Dir. James Scurlock
(2006, Not Rated, 87 min)
★ ★ ★ ½

Maxed Out is not an astonishing film in and of itself — it’s a little unfocused at the start — but in conjunction with other recent films it opens my eyes to a hidden world I’m better for having seen, no matter how painful the glare. There is a growing 21st Century canon of documentary film that constitutes a required curriculum for modern American life.

I’m thinking of three films in particular, about money in America: Sicko, about the health care industry; I.O.U.S.A., about the national debt; and now 2006’s Maxed Out, about the credit card industry. Each film, in its own way, goes about explaining how the mass of Americans are at the mercy of money: those who have it, those who owe it, those who demand it, and those who wield it as a political weapon. The problem with our capitalist democracy is that pull-yourself-up-by-your-bootstraps economics is rather an illusion, because if you’re wealthy enough, you can pay a Congressman to pass a law that not only provides your boots but also appoints someone to pull the straps for you. Tax cuts for the wealthy. Exorbitant health care costs that go unchecked. Deregulation of financial markets. All under the guise of capitalist progress. But this isn’t capitalism. It’s plutocracy.

And I haven’t even watched the Enron documentary yet.

According to Maxed Out, credit card companies and their subsidiaries are like bookies. They target the customers who are the most likely to make late payments and then charge obscene interest rates on the debt. It seems counterintuitive, which is probably why I frequently struggle to wrap my head around it. It seems to be a compound paradox; see if you can follow. Credit card companies make the most money from customers least likely to be able to pay. When those debts reach critical mass, they’re sold to other companies. What, you may ask, does a company do with the bad debt it buys? Take it for walks? Display it on the coffee table? Serve it with a white wine sauce? What could possibly compel a business to purchase the lack of money?

I’ve wondered. Maxed Out shows us, and I think I understand. Director James Scurlock takes us inside People First Recoveries, whose only service is to collect money on the bad debts they purchase using every tool at their disposal, and they are not wanting for tools. They leverage your secrets. They harass you, your friends, your family, your neighbors. They squeeze information out of police departments to use against you. As yet they don’t break knee-caps, but that’s only until their knee-cap reform bill passes Congress.

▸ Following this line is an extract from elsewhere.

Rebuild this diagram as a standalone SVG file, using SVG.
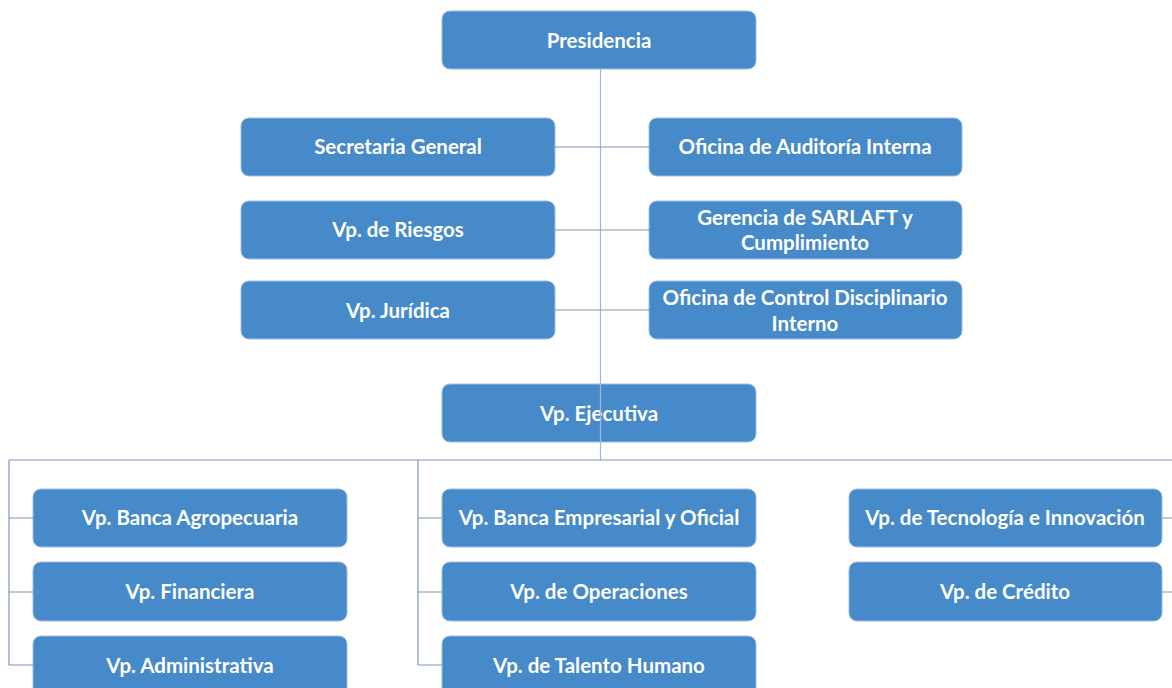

The young entrepreneurs who started People First are shocking, not in what they say so much as how casually they say it. They must not realize how they sound, or else they would have dropped out of the film and filed an injunction to have the footage burned. If they truly believe their message, they may qualify as sociopaths according to the DSM-IV.

MDNA, a bank holding company and George W. Bush’s greatest campaign contributor, wrote a bill that makes it more difficult to file for bankruptcy, which is a debt-holder’s last resort; Bush passed it. A director of Providian Financial, which paid $400 million in fraud settlements from 2001 to 2002, was appointed corporate crime czar by the same president. That’s kind of like hiring Clyde Barrow as head of bank security.

My favorite of the talking heads is Elizabeth Warren, a Harvard Professor and the author of The Two-Income Trap: Why Middle-Class Mothers and Fathers Are Going Broke. When she explains the financial industry, she appears stricken, all at once mortified by what she’s describing as she’s describing it. During her interviews, I feel a kinship; the more I learn, the more I understand how she feels. Warren is currently the chair of the Congressional Oversight Panel to oversee the banking bailout; in an appearance on The Daily Show last month she looked occasionally like a deer in headlights, and while answering Jon Stewart’s questions she seemed about eight steps behind the curve. I was simultaneously angry and sympathetic; if she can barely keep up, what chance does the average consumer have?

Scurlock mixes the expert testimonials with personal horror stories that highlight the human cost of predatory lending. The smaller-scale stories distract from the facts in the early going; I wanted less emotional content and more hard-boiled information. But as they are woven through the film they build to a devastating emotional climax.

Consumers must also be accountable for themselves. There are those who are thrown into debt by a sudden death or illness or bureaucratic error, but others are also the victims of poor choices. Two heartbreaking stories describe the suicides of college students who dug themselves too far into credit card debt and saw no way out. There are two lessons here: (1) Credit card companies recklessly exploit the naivete of eighteen-year-olds who haven’t learned responsibility, and (2) eighteen-year-olds should be more responsible. There’s no such thing as a free lunch, and if a credit card company offers you one, the lunch may be the only thing they leave you with.